Animal Welfare Focus Should Cause Vets to Rethink Support for Badger Culls

Animal Welfare Focus Should Cause Vets to Rethink Support for Badger Culls

In January of this year, the British Veterinary Association (BVA) launched its long-anticipated Animal Welfare Strategy.

The strategy places animal welfare advocacy at the centre of veterinary responsibility, recognises that veterinary surgeons should be advocates for the welfare of all animals (not just those committed to their care), and emphasises the need for the profession to pursue ultimate, rather than just proximate, welfare solutions.

While these principles might seem intuitive - after all, most people probably assume that a concern for the welfare of animals has always been at the heart of anyone's decision to pursue a veterinary career - it seems to have taken the BVA a long time to finally recognise that animal welfare should be the profession's bread and butter.

No matter. The principles of the strategy are very welcome, and the BVA and its current President are to be congratulated on its development and publication.
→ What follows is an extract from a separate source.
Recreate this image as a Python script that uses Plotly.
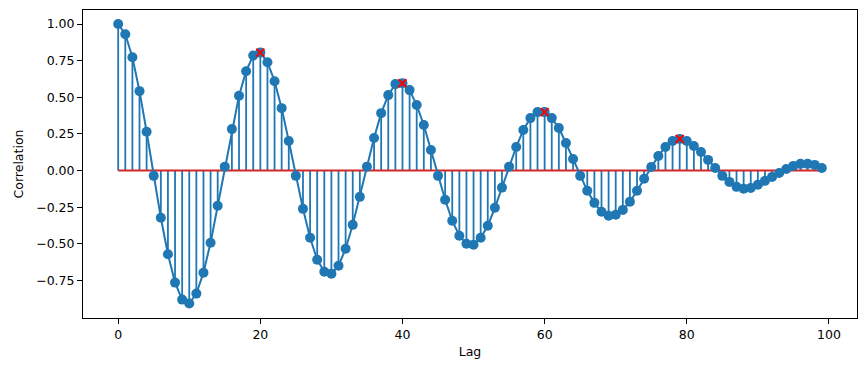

What is now urgently needed is a re-evaluation of the BVA's positions and policies through the lens of the Animal Welfare Strategy, in order to put these fine principles into practice.

The BVA's longstanding support for the unscientific, ineffective, inhumane and unnecessary culling of badgers as part of the government's strategy for dealing with bovine tuberculosis would seem a good place to start.

Almost 4,000 badgers have been killed under license over the past three years across three culling zones in parts of Gloucestershire, Somerset and Dorset. Hardly any of these animals have been tested for bovine TB, so we have no idea whether they actually posed any risk to cattle.

The culls have been haphazard and protracted, rendering any use of data from previous scientific trials to determine the impacts of badger culls on TB in cattle useless in terms of predicting likely outcomes.

So-called 'controlled shooing' (shooting free-roaming badgers attracted to bait points at night) failed to meet even the most 'generous' of humaneness criteria set by a government-appointed panel of experts.

In spite of all this, 29 additional applications for culling licenses are currently being considered by Natural England, which could see tens of thousands more badgers killed in the coming years.

Before vets or their professional bodies consider supporting wildlife interventions, particularly those that will clearly cause individual animal suffering and serious disruption to social cohesion, they should, as a minimum:

-Be absolutely certain of substantive and guaranteed benefits from the intervention;

-Be sure there are no less harmful alternatives;

-Ensure that the intervention is conducted using only the most humane methods available; and

-Be certain that there will be no other consequences resulting from the intervention, such as increased persecution, that would cause additional suffering.

The government-licensed badger culls fail to meet any of the above criteria. As such, vets and their professional bodies such as the BVA have absolutely no business supporting them.

The BVA's Animal Welfare Strategy takes away the excuse that vets only need to be concerned about animals 'committed to their care' (ie those that they are being paid to look after). The success of the strategy, and public trust in the profession's claimed animal welfare credentials, will be determined by how effectively and robustly it is implemented.